[Entries with chart source code]
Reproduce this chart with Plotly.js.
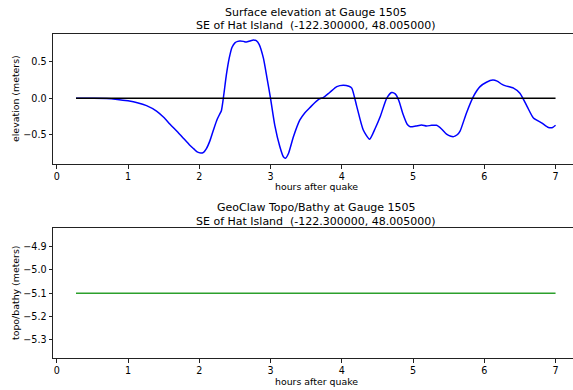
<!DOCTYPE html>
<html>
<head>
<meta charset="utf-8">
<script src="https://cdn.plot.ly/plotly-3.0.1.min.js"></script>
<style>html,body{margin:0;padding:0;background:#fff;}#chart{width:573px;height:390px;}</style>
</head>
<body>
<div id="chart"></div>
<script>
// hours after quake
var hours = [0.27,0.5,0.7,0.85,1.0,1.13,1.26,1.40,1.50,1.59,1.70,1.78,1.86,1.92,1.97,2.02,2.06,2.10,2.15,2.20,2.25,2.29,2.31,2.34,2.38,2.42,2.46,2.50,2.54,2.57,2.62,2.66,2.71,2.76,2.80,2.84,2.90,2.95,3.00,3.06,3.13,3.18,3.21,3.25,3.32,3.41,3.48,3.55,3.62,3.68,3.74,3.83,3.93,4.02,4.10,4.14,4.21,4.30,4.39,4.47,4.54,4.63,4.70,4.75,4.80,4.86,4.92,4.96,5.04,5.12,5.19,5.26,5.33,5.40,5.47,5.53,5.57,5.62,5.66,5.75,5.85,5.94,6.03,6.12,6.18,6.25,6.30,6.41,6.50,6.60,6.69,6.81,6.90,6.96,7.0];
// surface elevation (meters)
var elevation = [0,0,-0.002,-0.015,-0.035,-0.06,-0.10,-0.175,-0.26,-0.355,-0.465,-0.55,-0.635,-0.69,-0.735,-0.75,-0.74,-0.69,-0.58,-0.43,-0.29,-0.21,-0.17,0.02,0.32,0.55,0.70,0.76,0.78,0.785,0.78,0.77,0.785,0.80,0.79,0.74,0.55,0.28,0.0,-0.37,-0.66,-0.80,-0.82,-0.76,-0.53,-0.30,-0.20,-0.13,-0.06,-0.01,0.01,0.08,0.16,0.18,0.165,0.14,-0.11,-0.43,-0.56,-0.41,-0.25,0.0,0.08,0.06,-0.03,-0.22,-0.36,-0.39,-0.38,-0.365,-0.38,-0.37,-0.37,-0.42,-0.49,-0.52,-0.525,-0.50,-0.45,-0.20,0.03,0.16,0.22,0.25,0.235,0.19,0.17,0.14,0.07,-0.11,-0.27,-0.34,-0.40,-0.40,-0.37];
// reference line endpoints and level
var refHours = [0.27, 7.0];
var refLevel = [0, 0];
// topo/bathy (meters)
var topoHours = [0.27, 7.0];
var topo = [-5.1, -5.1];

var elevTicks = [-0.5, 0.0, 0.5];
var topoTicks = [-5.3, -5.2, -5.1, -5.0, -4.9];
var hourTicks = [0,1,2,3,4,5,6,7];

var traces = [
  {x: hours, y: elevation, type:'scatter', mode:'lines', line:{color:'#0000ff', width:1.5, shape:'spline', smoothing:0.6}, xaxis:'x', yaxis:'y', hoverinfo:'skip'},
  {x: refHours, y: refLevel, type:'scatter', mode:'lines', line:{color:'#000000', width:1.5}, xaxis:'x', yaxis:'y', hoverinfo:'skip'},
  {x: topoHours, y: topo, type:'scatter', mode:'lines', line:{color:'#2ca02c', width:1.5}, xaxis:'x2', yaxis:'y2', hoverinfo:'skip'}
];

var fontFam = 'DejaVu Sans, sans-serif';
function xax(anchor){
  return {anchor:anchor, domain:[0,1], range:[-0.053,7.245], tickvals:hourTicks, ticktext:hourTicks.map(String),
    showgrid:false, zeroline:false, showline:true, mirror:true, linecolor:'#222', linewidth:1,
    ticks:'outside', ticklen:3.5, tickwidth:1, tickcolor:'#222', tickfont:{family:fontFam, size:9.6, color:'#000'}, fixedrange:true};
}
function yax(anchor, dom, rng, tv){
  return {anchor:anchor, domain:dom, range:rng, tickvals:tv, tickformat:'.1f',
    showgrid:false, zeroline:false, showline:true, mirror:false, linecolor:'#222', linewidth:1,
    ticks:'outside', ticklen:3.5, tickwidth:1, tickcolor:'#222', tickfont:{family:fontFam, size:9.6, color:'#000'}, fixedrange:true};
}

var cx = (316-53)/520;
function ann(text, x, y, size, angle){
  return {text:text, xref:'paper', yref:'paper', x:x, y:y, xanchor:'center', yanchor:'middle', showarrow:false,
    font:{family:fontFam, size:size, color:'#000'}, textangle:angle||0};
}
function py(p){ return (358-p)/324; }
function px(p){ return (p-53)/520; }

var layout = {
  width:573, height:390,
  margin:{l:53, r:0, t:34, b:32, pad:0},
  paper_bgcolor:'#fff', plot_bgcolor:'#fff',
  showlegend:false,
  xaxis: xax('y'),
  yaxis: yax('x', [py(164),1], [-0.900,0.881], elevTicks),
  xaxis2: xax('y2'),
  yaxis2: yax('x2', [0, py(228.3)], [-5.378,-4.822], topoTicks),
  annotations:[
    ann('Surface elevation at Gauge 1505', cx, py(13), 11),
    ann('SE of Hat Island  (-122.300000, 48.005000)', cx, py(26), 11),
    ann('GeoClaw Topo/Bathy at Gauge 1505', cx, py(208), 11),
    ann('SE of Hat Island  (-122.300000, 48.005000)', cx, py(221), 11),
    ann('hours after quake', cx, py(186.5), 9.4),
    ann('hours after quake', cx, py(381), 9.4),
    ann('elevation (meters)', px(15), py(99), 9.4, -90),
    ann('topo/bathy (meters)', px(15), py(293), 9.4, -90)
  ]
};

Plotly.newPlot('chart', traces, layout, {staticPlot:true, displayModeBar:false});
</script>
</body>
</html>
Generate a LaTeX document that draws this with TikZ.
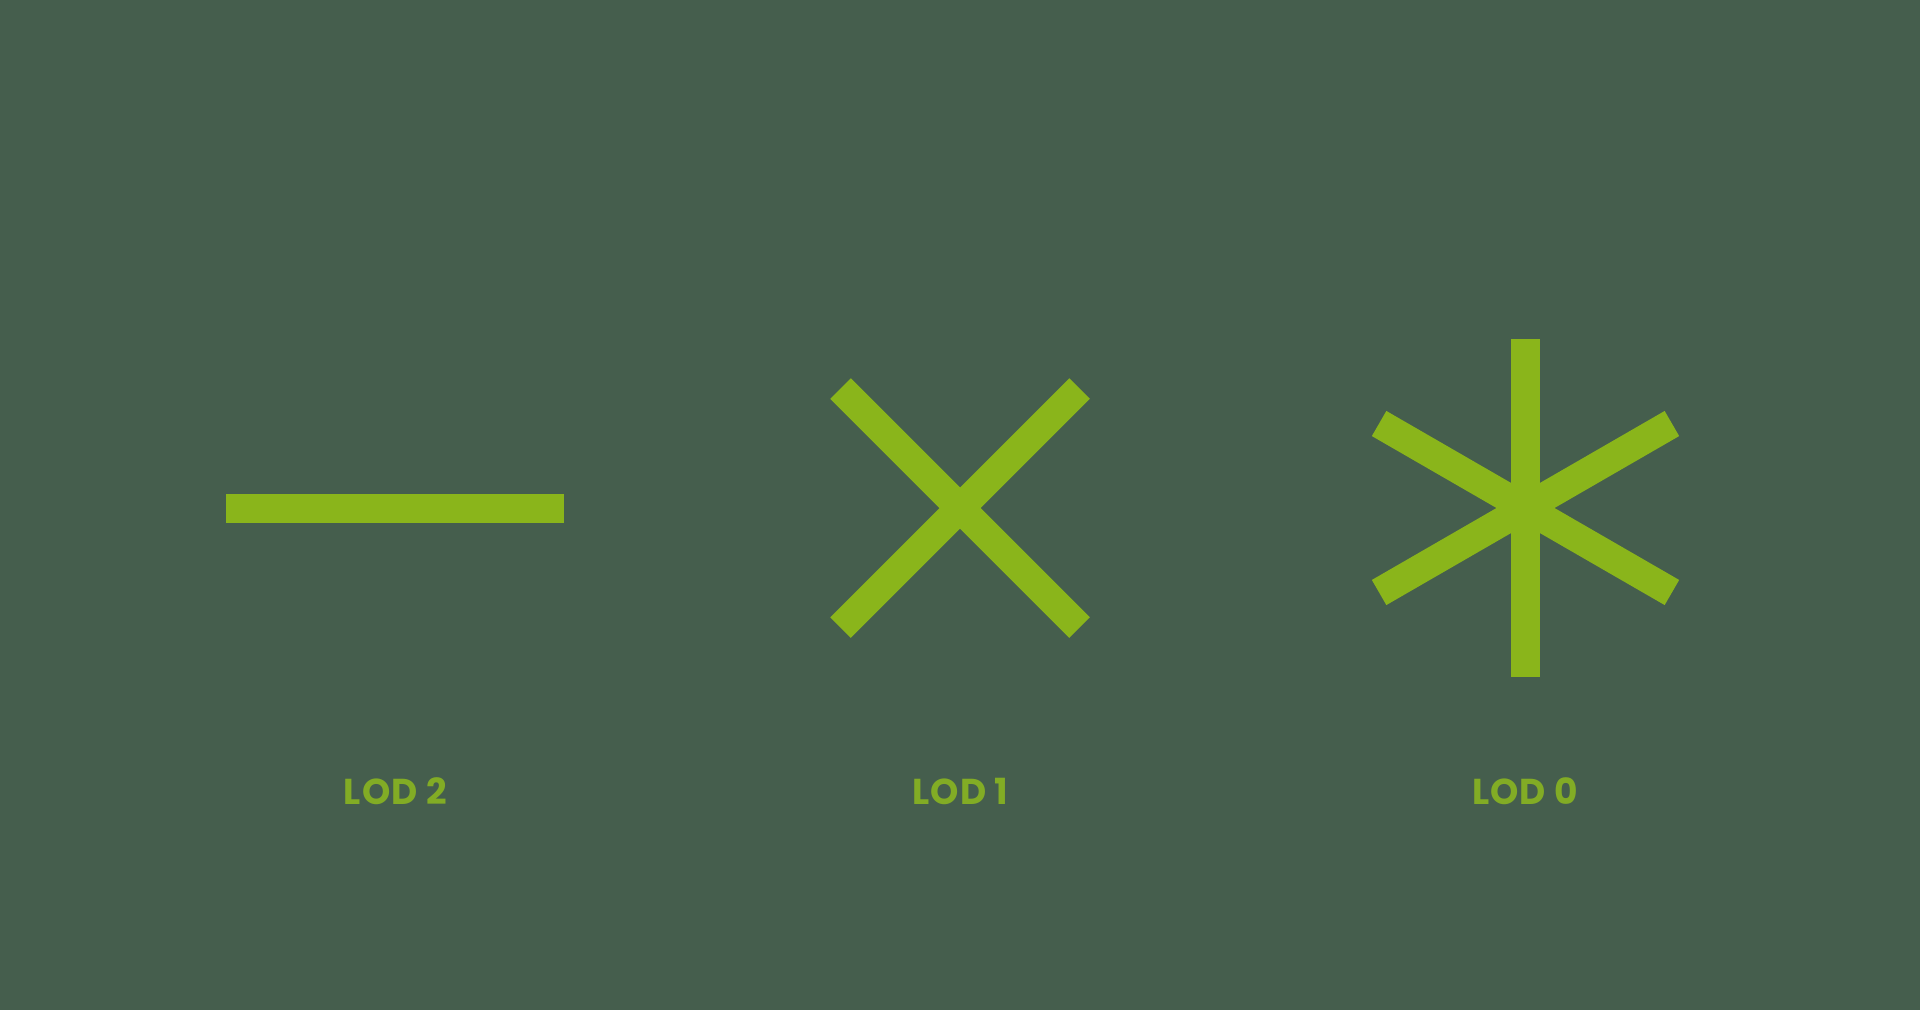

THE EXERCISE:
Give back every line exactly as it stands, pictures excluded.

PROBLEM SOLUTION:
Reproduce this chart with Plotly.js.
<!DOCTYPE html>
<html>
<head>
<meta charset="utf-8">
<script src="https://cdn.plot.ly/plotly-3.0.1.min.js"></script>
<style>html,body{margin:0;padding:0;background:#fff;}#chart{width:573px;height:390px;}</style>
</head>
<body>
<div id="chart"></div>
<script>
// hours after quake
var hours = [0.27,0.5,0.7,0.85,1.0,1.13,1.26,1.40,1.50,1.59,1.70,1.78,1.86,1.92,1.97,2.02,2.06,2.10,2.15,2.20,2.25,2.29,2.31,2.34,2.38,2.42,2.46,2.50,2.54,2.57,2.62,2.66,2.71,2.76,2.80,2.84,2.90,2.95,3.00,3.06,3.13,3.18,3.21,3.25,3.32,3.41,3.48,3.55,3.62,3.68,3.74,3.83,3.93,4.02,4.10,4.14,4.21,4.30,4.39,4.47,4.54,4.63,4.70,4.75,4.80,4.86,4.92,4.96,5.04,5.12,5.19,5.26,5.33,5.40,5.47,5.53,5.57,5.62,5.66,5.75,5.85,5.94,6.03,6.12,6.18,6.25,6.30,6.41,6.50,6.60,6.69,6.81,6.90,6.96,7.0];
// surface elevation (meters)
var elevation = [0,0,-0.002,-0.015,-0.035,-0.06,-0.10,-0.175,-0.26,-0.355,-0.465,-0.55,-0.635,-0.69,-0.735,-0.75,-0.74,-0.69,-0.58,-0.43,-0.29,-0.21,-0.17,0.02,0.32,0.55,0.70,0.76,0.78,0.785,0.78,0.77,0.785,0.80,0.79,0.74,0.55,0.28,0.0,-0.37,-0.66,-0.80,-0.82,-0.76,-0.53,-0.30,-0.20,-0.13,-0.06,-0.01,0.01,0.08,0.16,0.18,0.165,0.14,-0.11,-0.43,-0.56,-0.41,-0.25,0.0,0.08,0.06,-0.03,-0.22,-0.36,-0.39,-0.38,-0.365,-0.38,-0.37,-0.37,-0.42,-0.49,-0.52,-0.525,-0.50,-0.45,-0.20,0.03,0.16,0.22,0.25,0.235,0.19,0.17,0.14,0.07,-0.11,-0.27,-0.34,-0.40,-0.40,-0.37];
// reference line endpoints and level
var refHours = [0.27, 7.0];
var refLevel = [0, 0];
// topo/bathy (meters)
var topoHours = [0.27, 7.0];
var topo = [-5.1, -5.1];

var elevTicks = [-0.5, 0.0, 0.5];
var topoTicks = [-5.3, -5.2, -5.1, -5.0, -4.9];
var hourTicks = [0,1,2,3,4,5,6,7];

var traces = [
  {x: hours, y: elevation, type:'scatter', mode:'lines', line:{color:'#0000ff', width:1.5, shape:'spline', smoothing:0.6}, xaxis:'x', yaxis:'y', hoverinfo:'skip'},
  {x: refHours, y: refLevel, type:'scatter', mode:'lines', line:{color:'#000000', width:1.5}, xaxis:'x', yaxis:'y', hoverinfo:'skip'},
  {x: topoHours, y: topo, type:'scatter', mode:'lines', line:{color:'#2ca02c', width:1.5}, xaxis:'x2', yaxis:'y2', hoverinfo:'skip'}
];

var fontFam = 'DejaVu Sans, sans-serif';
function xax(anchor){
  return {anchor:anchor, domain:[0,1], range:[-0.053,7.245], tickvals:hourTicks, ticktext:hourTicks.map(String),
    showgrid:false, zeroline:false, showline:true, mirror:true, linecolor:'#222', linewidth:1,
    ticks:'outside', ticklen:3.5, tickwidth:1, tickcolor:'#222', tickfont:{family:fontFam, size:9.6, color:'#000'}, fixedrange:true};
}
function yax(anchor, dom, rng, tv){
  return {anchor:anchor, domain:dom, range:rng, tickvals:tv, tickformat:'.1f',
    showgrid:false, zeroline:false, showline:true, mirror:false, linecolor:'#222', linewidth:1,
    ticks:'outside', ticklen:3.5, tickwidth:1, tickcolor:'#222', tickfont:{family:fontFam, size:9.6, color:'#000'}, fixedrange:true};
}

var cx = (316-53)/520;
function ann(text, x, y, size, angle){
  return {text:text, xref:'paper', yref:'paper', x:x, y:y, xanchor:'center', yanchor:'middle', showarrow:false,
    font:{family:fontFam, size:size, color:'#000'}, textangle:angle||0};
}
function py(p){ return (358-p)/324; }
function px(p){ return (p-53)/520; }

var layout = {
  width:573, height:390,
  margin:{l:53, r:0, t:34, b:32, pad:0},
  paper_bgcolor:'#fff', plot_bgcolor:'#fff',
  showlegend:false,
  xaxis: xax('y'),
  yaxis: yax('x', [py(164),1], [-0.900,0.881], elevTicks),
  xaxis2: xax('y2'),
  yaxis2: yax('x2', [0, py(228.3)], [-5.378,-4.822], topoTicks),
  annotations:[
    ann('Surface elevation at Gauge 1505', cx, py(13), 11),
    ann('SE of Hat Island  (-122.300000, 48.005000)', cx, py(26), 11),
    ann('GeoClaw Topo/Bathy at Gauge 1505', cx, py(208), 11),
    ann('SE of Hat Island  (-122.300000, 48.005000)', cx, py(221), 11),
    ann('hours after quake', cx, py(186.5), 9.4),
    ann('hours after quake', cx, py(381), 9.4),
    ann('elevation (meters)', px(15), py(99), 9.4, -90),
    ann('topo/bathy (meters)', px(15), py(293), 9.4, -90)
  ]
};

Plotly.newPlot('chart', traces, layout, {staticPlot:true, displayModeBar:false});
</script>
</body>
</html>
Generate a LaTeX document that draws this with TikZ.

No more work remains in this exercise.